ETF Watchlist for February 19, 2014

iShares Russell 2000 Index (IWM)

The Russell 2000 Index comes into Wednesday trading at an important technical convergence. When the sell-off began there was a big loss early, on January 24. This left a gap in the chart—when the open on the candlestick chart is far above or below the prior day’s trading range, there is a large open space. Technical traders believe that gaps are often filled, such as when a stock that surges on good news, but will eventually test that level before rising again.

We used this method to call for an expected drop in biotechnology back in December, suggesting that it would dip before rising again, providing bulls a better entry point. It behaved as expected, filling the gap before again moving higher.


The gap in IWM is not as impressive, but it is also below the upper trendline from the market peak in 2000. The Russell 2000 approached this peak in 2007, but subsequently turned lower with the rest of the global equity markets. Recently, the Russell 2000 broke this trendline to the upside on its way to new all-time highs, but it is now fallen off. Bearish traders expect this to provide a great amount of resistance, considering it marked the past two major tops for the stock market.


In conclusion, the behavior of IWM this week will be very important to watch.  A break higher would be very bullish for the index as bears are forced to cover; however, this line could prove very difficult to break. A few more weeks of sideways action makes more sense, or even a renewed sell-off, before the index breaks higher.

iShares U.S. Home Construction (ITB)

Home builder sentiment plunged in February, the worst one-month drop ever recorded since the index started in 1985. It’s also the first time the index has slipped below 50, which is the dividing line between positive and negative sentiment, since May 2013. Despite the report, the homebuilder ETF looks ready to challenge its 52-week high. Ironically, as the chart below shows, that high was set in May 2013, the last time homebuilder sentiment was negative. More important for the sector is interest rates, which have been coming down in 2014.


 Market Vectors Solar (KWT)

SPDR S&P Biotechnology (XBI)

Let’s take a quick look at a solar and biotechnology ETF that are underperforming relative to their peers. Both iShares Nasdaq Biotechnology (IBB) and Guggenheim Solar (TAN) have broken out to new highs, but Market Vectors Solar (KWT) and SPDR S&P Biotechnology (XBI) have yet to follow. How these two funds perform over the near future may signal the strength of these new sectors. If KWT and XBI fail to follow, it could imply IBB and TAN are overextended, or that the broader market will indeed turn lower again.

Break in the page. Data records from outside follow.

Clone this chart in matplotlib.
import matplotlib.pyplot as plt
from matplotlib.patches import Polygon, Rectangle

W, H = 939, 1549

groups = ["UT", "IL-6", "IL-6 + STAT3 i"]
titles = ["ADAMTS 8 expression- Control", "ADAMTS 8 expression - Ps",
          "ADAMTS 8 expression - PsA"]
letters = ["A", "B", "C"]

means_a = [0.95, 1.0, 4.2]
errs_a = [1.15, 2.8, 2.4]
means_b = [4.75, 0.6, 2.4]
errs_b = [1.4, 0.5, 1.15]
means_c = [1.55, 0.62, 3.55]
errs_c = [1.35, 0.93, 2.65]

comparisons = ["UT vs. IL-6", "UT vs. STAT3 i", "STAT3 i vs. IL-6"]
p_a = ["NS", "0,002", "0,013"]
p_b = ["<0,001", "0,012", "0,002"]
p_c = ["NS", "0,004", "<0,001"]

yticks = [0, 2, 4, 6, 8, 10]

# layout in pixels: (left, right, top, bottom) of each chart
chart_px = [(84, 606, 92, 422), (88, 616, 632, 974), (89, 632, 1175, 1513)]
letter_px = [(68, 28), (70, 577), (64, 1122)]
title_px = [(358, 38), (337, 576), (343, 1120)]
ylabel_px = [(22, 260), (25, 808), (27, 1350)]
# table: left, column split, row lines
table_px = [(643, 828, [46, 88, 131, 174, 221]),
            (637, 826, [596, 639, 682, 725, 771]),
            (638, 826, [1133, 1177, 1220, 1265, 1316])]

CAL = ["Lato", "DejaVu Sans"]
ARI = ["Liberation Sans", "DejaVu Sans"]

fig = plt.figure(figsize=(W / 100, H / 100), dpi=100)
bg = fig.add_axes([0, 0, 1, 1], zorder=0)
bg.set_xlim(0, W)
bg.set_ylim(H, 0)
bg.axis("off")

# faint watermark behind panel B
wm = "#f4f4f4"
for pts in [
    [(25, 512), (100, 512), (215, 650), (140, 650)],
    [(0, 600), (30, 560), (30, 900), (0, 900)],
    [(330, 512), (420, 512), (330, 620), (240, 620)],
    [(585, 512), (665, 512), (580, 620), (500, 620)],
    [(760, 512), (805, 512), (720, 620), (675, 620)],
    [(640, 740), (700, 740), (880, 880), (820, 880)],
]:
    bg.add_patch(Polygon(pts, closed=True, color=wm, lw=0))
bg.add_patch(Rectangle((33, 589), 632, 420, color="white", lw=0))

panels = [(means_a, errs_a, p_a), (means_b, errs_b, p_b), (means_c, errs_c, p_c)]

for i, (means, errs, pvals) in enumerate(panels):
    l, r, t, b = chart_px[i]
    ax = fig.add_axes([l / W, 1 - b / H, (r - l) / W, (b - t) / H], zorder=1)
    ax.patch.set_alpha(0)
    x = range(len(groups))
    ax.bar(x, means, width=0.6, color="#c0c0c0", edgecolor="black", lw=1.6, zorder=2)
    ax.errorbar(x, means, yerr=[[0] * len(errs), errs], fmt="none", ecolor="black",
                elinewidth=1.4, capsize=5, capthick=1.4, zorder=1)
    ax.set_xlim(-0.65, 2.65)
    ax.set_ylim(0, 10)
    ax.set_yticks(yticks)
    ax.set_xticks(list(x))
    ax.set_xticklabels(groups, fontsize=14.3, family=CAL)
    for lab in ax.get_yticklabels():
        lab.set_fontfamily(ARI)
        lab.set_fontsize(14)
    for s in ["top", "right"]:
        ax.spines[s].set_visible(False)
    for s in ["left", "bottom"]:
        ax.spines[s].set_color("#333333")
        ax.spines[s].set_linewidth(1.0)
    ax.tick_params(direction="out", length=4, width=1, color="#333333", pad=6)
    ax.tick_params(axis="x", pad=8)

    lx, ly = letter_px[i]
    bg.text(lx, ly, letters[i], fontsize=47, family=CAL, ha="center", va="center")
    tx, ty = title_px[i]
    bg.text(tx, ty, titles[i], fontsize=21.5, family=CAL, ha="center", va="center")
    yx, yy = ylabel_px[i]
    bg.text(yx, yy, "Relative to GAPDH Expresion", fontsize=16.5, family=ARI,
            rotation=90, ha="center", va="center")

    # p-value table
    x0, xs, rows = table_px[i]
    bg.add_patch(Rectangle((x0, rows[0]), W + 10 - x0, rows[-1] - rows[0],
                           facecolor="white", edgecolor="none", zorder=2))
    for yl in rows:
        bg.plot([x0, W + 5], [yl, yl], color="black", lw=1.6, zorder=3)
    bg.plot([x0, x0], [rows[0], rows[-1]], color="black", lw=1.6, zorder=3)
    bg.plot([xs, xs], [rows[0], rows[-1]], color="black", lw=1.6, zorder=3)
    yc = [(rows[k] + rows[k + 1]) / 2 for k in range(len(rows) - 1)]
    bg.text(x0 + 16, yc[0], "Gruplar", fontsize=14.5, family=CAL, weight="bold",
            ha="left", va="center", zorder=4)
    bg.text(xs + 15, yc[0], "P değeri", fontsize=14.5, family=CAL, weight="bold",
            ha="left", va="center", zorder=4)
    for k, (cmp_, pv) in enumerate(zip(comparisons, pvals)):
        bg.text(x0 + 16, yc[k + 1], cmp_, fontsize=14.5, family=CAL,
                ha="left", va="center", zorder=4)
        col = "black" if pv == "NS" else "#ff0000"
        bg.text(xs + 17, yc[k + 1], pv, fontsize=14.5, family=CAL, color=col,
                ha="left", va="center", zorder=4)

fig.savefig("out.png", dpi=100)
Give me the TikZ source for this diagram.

We have often discussed biotechnology and solar as pockets of bullishness in bearish periods this year. Also in that category are Global X Social Media (SOCL) and First Trust DJ Internet (FDN), two funds also at new all-time highs.



Market Vectors Junior Gold Miners (GDXJ)

Is the bear market in gold mining shares over? Maybe. GDXJ is up almost 45 percent in 2014 and still the sentiment on gold mining shares remains negative. There has been some takeover activity which is good news, and many firms have gone through share issuance, asset divestitures and write downs. In other words, there’s some reason to believe the bad news is priced in. Most importantly, the price of gold appears to have found firm support above the $1200 level. Gold miners were priced for disaster at the end of 2013 (relative to the price of gold, mining shares traded below their 2008 lows), and unless gold prices tumble again, disaster will be avoided.

That doesn’t mean a pullback isn’t coming given the rapid run-up in prices.  For that reason, we would not chase performance.  Investors who are long-term bullish on gold should remember GDXJ was a split-adjusted $150 stock in April 2011, when gold was at $1500 an ounce. The high of $1900 looms in investors’ minds, but that price was achieved in a $400, three month run-up from July to September. Today, gold miners are in a better position financially, thanks to the three year bear market. In sum, investors who are bullish on gold and looking to buy mining shares may use any dips as a buying opportunity.